STATED EXERCISE |
Give back the full listing verbatim, apart from its images.

DATASET SECTION |

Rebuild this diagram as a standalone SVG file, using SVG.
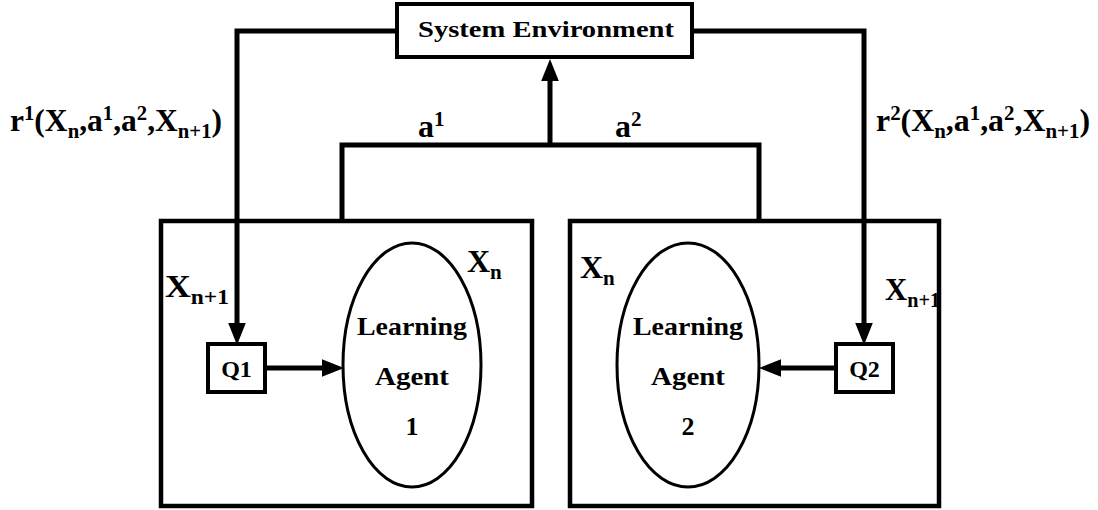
<svg xmlns="http://www.w3.org/2000/svg" width="1098" height="510" viewBox="0 0 1098 510">
<style>
text{font-family:"Liberation Serif","Times New Roman",serif;font-weight:bold;fill:#000}
.box{fill:none;stroke:#000;stroke-width:4.5}
.sm{fill:#fff;stroke:#000;stroke-width:4}
.ell{fill:none;stroke:#000;stroke-width:3}
.wire{fill:none;stroke:#000;stroke-width:5;stroke-linejoin:miter}
</style>
<defs>
<marker id="ah" markerUnits="userSpaceOnUse" markerWidth="22" markerHeight="18" viewBox="0 0 20 16" refX="10" refY="8" orient="auto">
<path d="M0,0 L20,8 L0,16 z" fill="#000"/>
</marker>
</defs>
<g id="env">
<rect x="397" y="4" width="295" height="53" fill="#fff" stroke="#000" stroke-width="4"/>
<text x="546" y="37" font-size="23" text-anchor="middle" textLength="256" lengthAdjust="spacingAndGlyphs">System Environment</text>
</g>
<g id="agent1">
<text x="165" y="297" font-size="32" textLength="64" lengthAdjust="spacingAndGlyphs">X<tspan font-size="21" dy="7">n+1</tspan></text>
<text x="467" y="272" font-size="32">X<tspan font-size="21" dy="7">n</tspan></text>
<rect class="box" x="161" y="221" width="371" height="285"/>
<ellipse class="ell" cx="412" cy="365" rx="69" ry="122"/>
<text x="412" y="335" font-size="26" text-anchor="middle" textLength="110" lengthAdjust="spacingAndGlyphs">Learning</text>
<text x="412" y="385" font-size="26" text-anchor="middle" textLength="74" lengthAdjust="spacingAndGlyphs">Agent</text>
<text x="412" y="435" font-size="26" text-anchor="middle">1</text>
</g>
<g id="q1">
<rect class="sm" x="208" y="344" width="57" height="48"/>
<text x="236.5" y="377" font-size="24" text-anchor="middle">Q1</text>
</g>
<g id="agent2">
<text x="580" y="278" font-size="32">X<tspan font-size="21" dy="7">n</tspan></text>
<text x="885" y="300" font-size="32" textLength="55" lengthAdjust="spacingAndGlyphs">X<tspan font-size="21" dy="7">n+1</tspan></text>
<rect class="box" x="570" y="221" width="369" height="285"/>
<ellipse class="ell" cx="688" cy="365" rx="71" ry="122"/>
<text x="688" y="335" font-size="26" text-anchor="middle" textLength="110" lengthAdjust="spacingAndGlyphs">Learning</text>
<text x="688" y="385" font-size="26" text-anchor="middle" textLength="74" lengthAdjust="spacingAndGlyphs">Agent</text>
<text x="688" y="435" font-size="26" text-anchor="middle">2</text>
</g>
<g id="q2">
<rect class="sm" x="836" y="344" width="57" height="48"/>
<text x="864.5" y="377" font-size="24" text-anchor="middle">Q2</text>
</g>
<g id="connectors">
<path class="wire" d="M397,31 H237 V334" marker-end="url(#ah)"/>
<path class="wire" d="M692,31 H864 V334" marker-end="url(#ah)"/>
<path class="wire" d="M342,221 V145 H759 V221"/>
<path class="wire" d="M550,145 V70" marker-end="url(#ah)"/>
<path class="wire" d="M265,368 H333" marker-end="url(#ah)"/>
<path class="wire" d="M836,368 H770" marker-end="url(#ah)"/>
</g>
<g id="labels">
<text x="10" y="131" font-size="32" textLength="212" lengthAdjust="spacingAndGlyphs">r<tspan font-size="21" dy="-11">1</tspan><tspan dy="11">(X</tspan><tspan font-size="21" dy="7">n</tspan><tspan dy="-7">,a</tspan><tspan font-size="21" dy="-11">1</tspan><tspan dy="11">,a</tspan><tspan font-size="21" dy="-11">2</tspan><tspan dy="11">,X</tspan><tspan font-size="21" dy="7">n+1</tspan><tspan dy="-7">)</tspan></text>
<text x="418" y="137" font-size="32">a<tspan font-size="21" dy="-11">1</tspan></text>
<text x="615" y="137" font-size="32">a<tspan font-size="21" dy="-11">2</tspan></text>
<text x="876" y="131" font-size="32" textLength="214" lengthAdjust="spacingAndGlyphs">r<tspan font-size="21" dy="-11">2</tspan><tspan dy="11">(X</tspan><tspan font-size="21" dy="7">n</tspan><tspan dy="-7">,a</tspan><tspan font-size="21" dy="-11">1</tspan><tspan dy="11">,a</tspan><tspan font-size="21" dy="-11">2</tspan><tspan dy="11">,X</tspan><tspan font-size="21" dy="7">n+1</tspan><tspan dy="-7">)</tspan></text>
</g>
</svg>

TASK RESULT |
Rebuild this diagram as a standalone SVG file, using SVG.
<svg xmlns="http://www.w3.org/2000/svg" width="1098" height="510" viewBox="0 0 1098 510">
<style>
text{font-family:"Liberation Serif","Times New Roman",serif;font-weight:bold;fill:#000}
.box{fill:none;stroke:#000;stroke-width:4.5}
.sm{fill:#fff;stroke:#000;stroke-width:4}
.ell{fill:none;stroke:#000;stroke-width:3}
.wire{fill:none;stroke:#000;stroke-width:5;stroke-linejoin:miter}
</style>
<defs>
<marker id="ah" markerUnits="userSpaceOnUse" markerWidth="22" markerHeight="18" viewBox="0 0 20 16" refX="10" refY="8" orient="auto">
<path d="M0,0 L20,8 L0,16 z" fill="#000"/>
</marker>
</defs>
<g id="env">
<rect x="397" y="4" width="295" height="53" fill="#fff" stroke="#000" stroke-width="4"/>
<text x="546" y="37" font-size="23" text-anchor="middle" textLength="256" lengthAdjust="spacingAndGlyphs">System Environment</text>
</g>
<g id="agent1">
<text x="165" y="297" font-size="32" textLength="64" lengthAdjust="spacingAndGlyphs">X<tspan font-size="21" dy="7">n+1</tspan></text>
<text x="467" y="272" font-size="32">X<tspan font-size="21" dy="7">n</tspan></text>
<rect class="box" x="161" y="221" width="371" height="285"/>
<ellipse class="ell" cx="412" cy="365" rx="69" ry="122"/>
<text x="412" y="335" font-size="26" text-anchor="middle" textLength="110" lengthAdjust="spacingAndGlyphs">Learning</text>
<text x="412" y="385" font-size="26" text-anchor="middle" textLength="74" lengthAdjust="spacingAndGlyphs">Agent</text>
<text x="412" y="435" font-size="26" text-anchor="middle">1</text>
</g>
<g id="q1">
<rect class="sm" x="208" y="344" width="57" height="48"/>
<text x="236.5" y="377" font-size="24" text-anchor="middle">Q1</text>
</g>
<g id="agent2">
<text x="580" y="278" font-size="32">X<tspan font-size="21" dy="7">n</tspan></text>
<text x="885" y="300" font-size="32" textLength="55" lengthAdjust="spacingAndGlyphs">X<tspan font-size="21" dy="7">n+1</tspan></text>
<rect class="box" x="570" y="221" width="369" height="285"/>
<ellipse class="ell" cx="688" cy="365" rx="71" ry="122"/>
<text x="688" y="335" font-size="26" text-anchor="middle" textLength="110" lengthAdjust="spacingAndGlyphs">Learning</text>
<text x="688" y="385" font-size="26" text-anchor="middle" textLength="74" lengthAdjust="spacingAndGlyphs">Agent</text>
<text x="688" y="435" font-size="26" text-anchor="middle">2</text>
</g>
<g id="q2">
<rect class="sm" x="836" y="344" width="57" height="48"/>
<text x="864.5" y="377" font-size="24" text-anchor="middle">Q2</text>
</g>
<g id="connectors">
<path class="wire" d="M397,31 H237 V334" marker-end="url(#ah)"/>
<path class="wire" d="M692,31 H864 V334" marker-end="url(#ah)"/>
<path class="wire" d="M342,221 V145 H759 V221"/>
<path class="wire" d="M550,145 V70" marker-end="url(#ah)"/>
<path class="wire" d="M265,368 H333" marker-end="url(#ah)"/>
<path class="wire" d="M836,368 H770" marker-end="url(#ah)"/>
</g>
<g id="labels">
<text x="10" y="131" font-size="32" textLength="212" lengthAdjust="spacingAndGlyphs">r<tspan font-size="21" dy="-11">1</tspan><tspan dy="11">(X</tspan><tspan font-size="21" dy="7">n</tspan><tspan dy="-7">,a</tspan><tspan font-size="21" dy="-11">1</tspan><tspan dy="11">,a</tspan><tspan font-size="21" dy="-11">2</tspan><tspan dy="11">,X</tspan><tspan font-size="21" dy="7">n+1</tspan><tspan dy="-7">)</tspan></text>
<text x="418" y="137" font-size="32">a<tspan font-size="21" dy="-11">1</tspan></text>
<text x="615" y="137" font-size="32">a<tspan font-size="21" dy="-11">2</tspan></text>
<text x="876" y="131" font-size="32" textLength="214" lengthAdjust="spacingAndGlyphs">r<tspan font-size="21" dy="-11">2</tspan><tspan dy="11">(X</tspan><tspan font-size="21" dy="7">n</tspan><tspan dy="-7">,a</tspan><tspan font-size="21" dy="-11">1</tspan><tspan dy="11">,a</tspan><tspan font-size="21" dy="-11">2</tspan><tspan dy="11">,X</tspan><tspan font-size="21" dy="7">n+1</tspan><tspan dy="-7">)</tspan></text>
</g>
</svg>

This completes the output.